◆ WHAT YOU WILL DO
Copy every line in the records below that contains the word "this".

◆ LISTING
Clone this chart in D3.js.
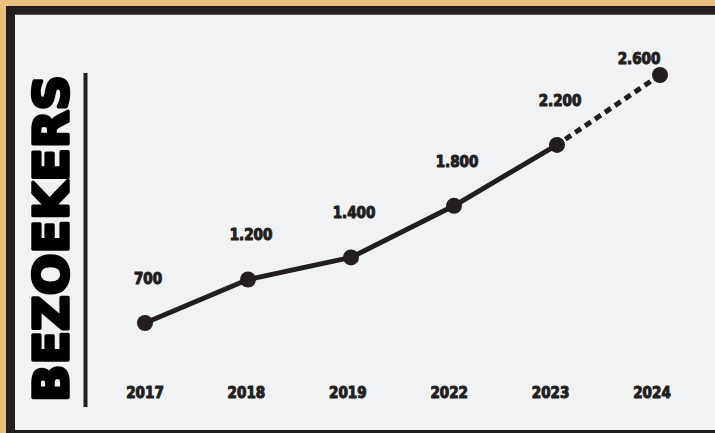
<!DOCTYPE html>
<html>
<head>
<meta charset="utf-8">
<script src="https://cdn.jsdelivr.net/npm/d3@7"></script>
<style>
  html, body { margin: 0; padding: 0; background: #f1f2f4; }
  svg { display: block; }
</style>
</head>
<body>
<div id="viz"></div>
<script>
var years = ["2017", "2018", "2019", "2022", "2023", "2024"];
var visitors = [700, 1200, 1400, 1800, 2200, 2600];
var valueLabels = ["700", "1.200", "1.400", "1.800", "2.200", "2.600"];
var title = "BEZOEKERS";

var width = 715, height = 433,
    ink = "#231f20";

var svg = d3.select("#viz")
    .append("svg")
    .attr("width", width)
    .attr("height", height);

// frame: tan edge, dark border, light panel
svg.append("rect")
    .attr("width", width).attr("height", height)
    .style("fill", "#e9c17e");
svg.append("rect")
    .attr("x", 6).attr("y", 6)
    .attr("width", width - 6).attr("height", height - 6)
    .style("fill", ink);
svg.append("rect")
    .attr("x", 15).attr("y", 14)
    .attr("width", width - 15).attr("height", 416)
    .style("fill", "#f1f2f4");
svg.append("line")
    .attr("x1", 15).attr("x2", width)
    .attr("y1", 14.5).attr("y2", 14.5)
    .style("stroke", "#555").style("stroke-width", 1);

// scales (the original spacing is not linear, a pow scale follows it best)
var x = d3.scalePoint().domain(years).range([145, 660]);
var xAxis = d3.scalePoint().domain(years).range([145, 652]);
var y = d3.scalePow().exponent(1.75)
    .domain(d3.extent(visitors))
    .range([323, 75]);

var pts = years.map(function(d, i){ return {year: d, v: visitors[i], label: valueLabels[i]}; });
var last = pts.length - 1;

// vertical title + rule
svg.append("text")
    .attr("transform", "translate(68,402) rotate(-90)")
    .attr("textLength", 327)
    .attr("lengthAdjust", "spacingAndGlyphs")
    .style("font-family", "DejaVu Sans")
    .style("font-weight", "bold")
    .style("font-size", "48px")
    .style("fill", "#000")
    .style("stroke", "#000")
    .style("stroke-width", 3.5)
    .style("stroke-linejoin", "round")
    .text(title);

svg.append("rect")
    .attr("x", 83.5).attr("y", 73)
    .attr("width", 4).attr("height", 334)
    .style("fill", ink);

// line: solid up to 2023, dashed to 2024
var line = d3.line()
    .x(function(d){ return x(d.year); })
    .y(function(d){ return y(d.v); });

svg.append("path")
    .datum(pts.slice(0, last))
    .attr("d", line)
    .style("fill", "none")
    .style("stroke", ink)
    .style("stroke-width", 5)
    .style("stroke-linejoin", "round");

svg.append("path")
    .datum(pts.slice(last - 1))
    .attr("d", line)
    .style("fill", "none")
    .style("stroke", ink)
    .style("stroke-width", 5)
    .style("stroke-dasharray", "7,5")
    .style("stroke-dashoffset", -10);

svg.selectAll("circle")
    .data(pts)
    .enter().append("circle")
    .attr("cx", function(d){ return x(d.year); })
    .attr("cy", function(d){ return y(d.v); })
    .attr("r", 8)
    .style("fill", ink);

var labelFont = function(sel){
    sel.style("font-family", "DejaVu Sans Condensed")
       .style("font-weight", "bold")
       .style("font-size", "15px")
       .style("fill", ink)
       .style("stroke", ink)
       .style("stroke-width", 1)
       .style("stroke-linejoin", "round")
       .attr("text-anchor", "middle");
};

// value labels
svg.selectAll("text.val")
    .data(pts)
    .enter().append("text")
    .attr("class", "val")
    .attr("x", function(d, i){ return x(d.year) + (i === last ? -21 : 3); })
    .attr("y", function(d, i){ return y(d.v) + (i === last ? -11 : -39); })
    .call(labelFont)
    .text(function(d){ return d.label; });

// year labels
svg.selectAll("text.year")
    .data(years)
    .enter().append("text")
    .attr("class", "year")
    .attr("x", function(d){ return xAxis(d); })
    .attr("y", 398)
    .call(labelFont)
    .text(function(d){ return d; });
</script>
</body>
</html>
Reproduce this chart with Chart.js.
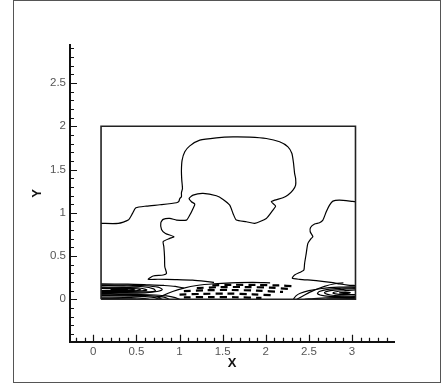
<!DOCTYPE html>
<html>
<head>
<meta charset="utf-8">
<script src="https://cdn.jsdelivr.net/npm/chart.js@4.4.0/dist/chart.umd.min.js"></script>
<style>
  html, body { margin: 0; padding: 0; background: #fff; }
  #wrap { position: relative; width: 441px; height: 387px; }
  #frame { position: absolute; left: 13px; top: 0px; width: 426px; height: 381px; border: 1.5px solid #555; pointer-events: none; }
  canvas { position: absolute; left: 0; top: 0; }
</style>
</head>
<body>
<div id="wrap">
  <canvas id="c" width="441" height="387"></canvas>
  <div id="frame"></div>
</div>
<script>
// ---- tick labels / axis extents ----
const xTickValues = [0, 0.5, 1, 1.5, 2, 2.5, 3];
const xTickLabels = ['0', '0.5', '1', '1.5', '2', '2.5', '3'];
const yTickValues = [0, 0.5, 1, 1.5, 2, 2.5];
const yTickLabels = ['0', '0.5', '1', '1.5', '2', '2.5'];
const xRange = [-0.27, 3.49];
const yRange = [-0.49, 2.94];

// ---- domain box ----
const boxX = [0.09, 3.04];
const boxY = [0, 2];

// ---- solid contour lines [x, y] ----
const contourMain = [
  [0.089,0.878],[0.289,0.878],[0.405,0.916],[0.455,0.993],[0.494,1.058],[0.617,1.078],[0.772,1.093],
  [0.965,1.116],[0.992,1.132],[1.003,1.166],[1.022,1.186],[1.022,1.232],[1.034,1.282],[1.026,1.378],
  [1.022,1.493],[1.030,1.609],[1.061,1.705],[1.119,1.774],[1.235,1.840],[1.427,1.867],[1.620,1.878],
  [1.813,1.875],[2.006,1.859],[2.160,1.821],[2.257,1.763],[2.303,1.686],[2.322,1.570],[2.334,1.455],
  [2.346,1.397],[2.346,1.320],[2.315,1.262],[2.257,1.205],[2.199,1.174],[2.103,1.147],[2.064,1.128],
  [2.114,1.078],[2.083,1.032],[2.006,0.935],[1.871,0.878],[1.775,0.897],[1.659,0.916],[1.620,0.993],
  [1.582,1.089],[1.505,1.155],[1.427,1.197],[1.273,1.224],[1.157,1.205],[1.111,1.166],[1.138,1.128],
  [1.177,1.101],[1.157,1.051],[1.119,0.974],[1.080,0.916],[0.965,0.916],[0.887,0.935],[0.810,0.924],
  [0.783,0.885],[0.791,0.808],[0.837,0.762],[0.934,0.724],[0.887,0.704],[0.810,0.666],[0.818,0.608],
  [0.826,0.493],[0.829,0.377],[0.849,0.300],[0.810,0.281],[0.694,0.269],[0.637,0.231],[0.75,0.232],
  [0.95,0.228],[1.15,0.222],[1.3,0.208],[1.4,0.195]
];
const contourRight = [
  [3.044,1.128],[3.009,1.132],[2.855,1.147],[2.778,1.135],[2.739,1.089],[2.701,1.012],[2.662,0.916],
  [2.623,0.885],[2.566,0.870],[2.519,0.831],[2.515,0.781],[2.546,0.724],[2.527,0.704],[2.488,0.647],
  [2.469,0.531],[2.450,0.416],[2.442,0.339],[2.411,0.319],[2.334,0.281],[2.307,0.243],[2.392,0.231],
  [2.585,0.216],[2.778,0.192],[2.855,0.177],[2.95,0.165],[3.04,0.16]
];
const wallLeftA = [[0.09,0.178],[0.4,0.175],[0.62,0.168],[0.82,0.16],[0.95,0.15],[1.05,0.13]];
const wallLeftA2 = [[0.09,0.168],[0.4,0.165],[0.6,0.157],[0.75,0.14],[0.8,0.115],[0.74,0.09],[0.6,0.075],[0.3,0.07],[0.09,0.068]];
const wallLeftB = [[0.09,0.158],[0.35,0.155],[0.58,0.145],[0.7,0.12],[0.72,0.095],[0.6,0.085],[0.35,0.08],[0.09,0.078]];
const wallLeftC = [[0.09,0.14],[0.35,0.138],[0.55,0.128],[0.62,0.108],[0.52,0.095],[0.3,0.092],[0.09,0.09]];
const wallLeftC2 = [[0.09,0.132],[0.3,0.13],[0.5,0.122],[0.55,0.108],[0.45,0.098],[0.09,0.095]];
const wallLeftD = [[0.09,0.125],[0.3,0.123],[0.45,0.115],[0.48,0.107],[0.4,0.1],[0.09,0.1]];
const wallLeftE = [[0.2,0.112],[0.32,0.118],[0.4,0.113],[0.32,0.105],[0.2,0.112]];
const wallLeftF = [[0.09,0.06],[0.3,0.058],[0.55,0.055],[0.72,0.05],[0.85,0.04],[0.95,0.02],[1.0,0]];
const wallLeftF2 = [[0.09,0.051],[0.3,0.049],[0.55,0.045],[0.7,0.038],[0.82,0.025],[0.88,0]];
const wallLeftG = [[0.09,0.042],[0.35,0.04],[0.6,0.032],[0.75,0.015],[0.8,0]];
const wallLeftH = [[0.09,0.025],[0.4,0.022],[0.6,0.008],[0.65,0]];
const wallLeftI = [[0.09,0.01],[0.45,0.005],[0.5,0]];
const wallRise = [[0.72,0],[0.8,0.04],[0.92,0.09],[1.05,0.13],[1.2,0.16],[1.4,0.18],[1.6,0.19],[1.85,0.195],[2.05,0.19]];
const wallRightA = [[3.04,0.145],[2.85,0.14],[2.65,0.125],[2.5,0.1],[2.4,0.07],[2.35,0.04],[2.32,0]];
const wallRightA2 = [[3.04,0.135],[2.88,0.128],[2.72,0.115],[2.62,0.09],[2.6,0.065],[2.68,0.04],[2.85,0.03],[3.04,0.03]];
const wallRightB = [[3.04,0.125],[2.9,0.115],[2.75,0.1],[2.68,0.075],[2.75,0.05],[2.9,0.04],[3.04,0.038]];
const wallRightC = [[3.04,0.108],[2.92,0.1],[2.8,0.085],[2.78,0.07],[2.85,0.058],[3.04,0.055]];
const wallRightD = [[2.85,0.075],[2.92,0.082],[2.98,0.075],[2.92,0.068],[2.85,0.075]];
const wallRightE = [[3.04,0.022],[2.8,0.02],[2.6,0.012],[2.45,0]];
const wallRightF = [[3.04,0.008],[2.75,0.005],[2.7,0]];
const wallRightRise = [[2.36,0.0],[2.45,0.05],[2.55,0.1],[2.68,0.15],[2.8,0.18],[2.9,0.19]];

// ---- dashed (negative) contour lines ----
const negA = [[1.38,0.162],[1.6,0.168],[1.9,0.166],[2.15,0.16],[2.33,0.152]];
const negB = [[1.2,0.13],[1.45,0.14],[1.75,0.142],[2.05,0.135],[2.28,0.12]];
const negC = [[1.05,0.095],[1.3,0.105],[1.6,0.108],[1.9,0.1],[2.2,0.085]];
const negD = [[1.0,0.055],[1.25,0.062],[1.55,0.066],[1.85,0.058],[2.1,0.045]];
const negE = [[1.05,0.022],[1.35,0.026],[1.65,0.024],[1.95,0.016]];

const solidLines = [contourMain, contourRight, wallLeftA, wallLeftA2, wallLeftB, wallLeftC, wallLeftC2,
  wallLeftD, wallLeftE, wallLeftF, wallLeftF2, wallLeftG, wallLeftH, wallLeftI, wallRise, wallRightA,
  wallRightA2, wallRightB, wallRightC, wallRightD, wallRightE, wallRightF, wallRightRise];
const dashedLines = [negA, negB, negC, negD, negE];

const toPts = arr => arr.map(p => ({x: p[0], y: p[1]}));
const datasets = [];
datasets.push({
  data: toPts([[boxX[0],boxY[0]],[boxX[1],boxY[0]],[boxX[1],boxY[1]],[boxX[0],boxY[1]],[boxX[0],boxY[0]]]),
  showLine: true, borderColor: '#222', borderWidth: 1.6, pointRadius: 0, fill: false, tension: 0
});
solidLines.forEach((l, i) => datasets.push({
  data: toPts(l), showLine: true, borderColor: '#000', borderWidth: 1.2, pointRadius: 0,
  fill: false, tension: i < 2 ? 0.2 : 0.3
}));
dashedLines.forEach(l => datasets.push({
  data: toPts(l), showLine: true, borderColor: '#000', borderWidth: 2.2, borderDash: [7, 5],
  pointRadius: 0, fill: false, tension: 0.3
}));

const tickMarks = {
  id: 'tickMarks',
  afterDraw(chart) {
    const ctx = chart.ctx, xs = chart.scales.x, ys = chart.scales.y;
    ctx.save();
    ctx.strokeStyle = '#111';
    ctx.lineWidth = 1.2;
    ctx.beginPath();
    for (let i = -2; i <= 34; i++) {
      const v = i / 10, px = Math.round(xs.getPixelForValue(v)) + 0.5;
      const len = (i % 5 === 0) ? 7 : 4;
      ctx.moveTo(px, xs.top); ctx.lineTo(px, xs.top - len);
    }
    for (let i = -4; i <= 29; i++) {
      const v = i / 10, py = Math.round(ys.getPixelForValue(v)) + 0.5;
      const len = (i % 5 === 0) ? 7 : 4;
      ctx.moveTo(ys.right, py); ctx.lineTo(ys.right + len, py);
    }
    ctx.stroke();
    ctx.restore();
  }
};

new Chart(document.getElementById('c'), {
  type: 'scatter',
  data: { datasets },
  plugins: [tickMarks],
  options: {
    responsive: false,
    animation: false,
    devicePixelRatio: 1,
    layout: { padding: { left: 20, top: 45, right: 46.7, bottom: 0 } },
    plugins: { legend: { display: false }, tooltip: { enabled: false } },
    scales: {
      x: {
        type: 'linear', min: xRange[0], max: xRange[1],
        afterFit(s) { s.height = 45.3; },
        afterBuildTicks(s) { s.ticks = xTickValues.map(v => ({value: v})); },
        grid: { display: false, drawTicks: false },
        border: { display: true, color: '#111', width: 2 },
        ticks: {
          padding: 3, color: '#555', font: { family: 'Liberation Sans', size: 11.5 },
          maxRotation: 0, autoSkip: false,
          callback: (v) => { const i = xTickValues.indexOf(v); return i >= 0 ? xTickLabels[i] : ''; }
        },
        title: { display: true, text: 'X', color: '#111', font: { family: 'Liberation Sans', size: 13, weight: 'bold' }, padding: { top: 0, bottom: 16 } }
      },
      y: {
        type: 'linear', min: yRange[0], max: yRange[1],
        afterFit(s) { s.width = 50; },
        afterBuildTicks(s) { s.ticks = yTickValues.map(v => ({value: v})); },
        grid: { display: false, drawTicks: false },
        border: { display: true, color: '#111', width: 2 },
        ticks: {
          padding: 4, color: '#555', font: { family: 'Liberation Sans', size: 11.5 },
          autoSkip: false,
          callback: (v) => { const i = yTickValues.indexOf(v); return i >= 0 ? yTickLabels[i] : ''; }
        },
        title: { display: true, text: 'Y', color: '#111', font: { family: 'Liberation Sans', size: 13, weight: 'bold' }, padding: { top: 10, bottom: 0 } }
      }
    }
  }
});
</script>
</body>
</html>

◆ EXPECTED OUTPUT
Clone this chart in D3.js.
Reproduce this chart with Chart.js.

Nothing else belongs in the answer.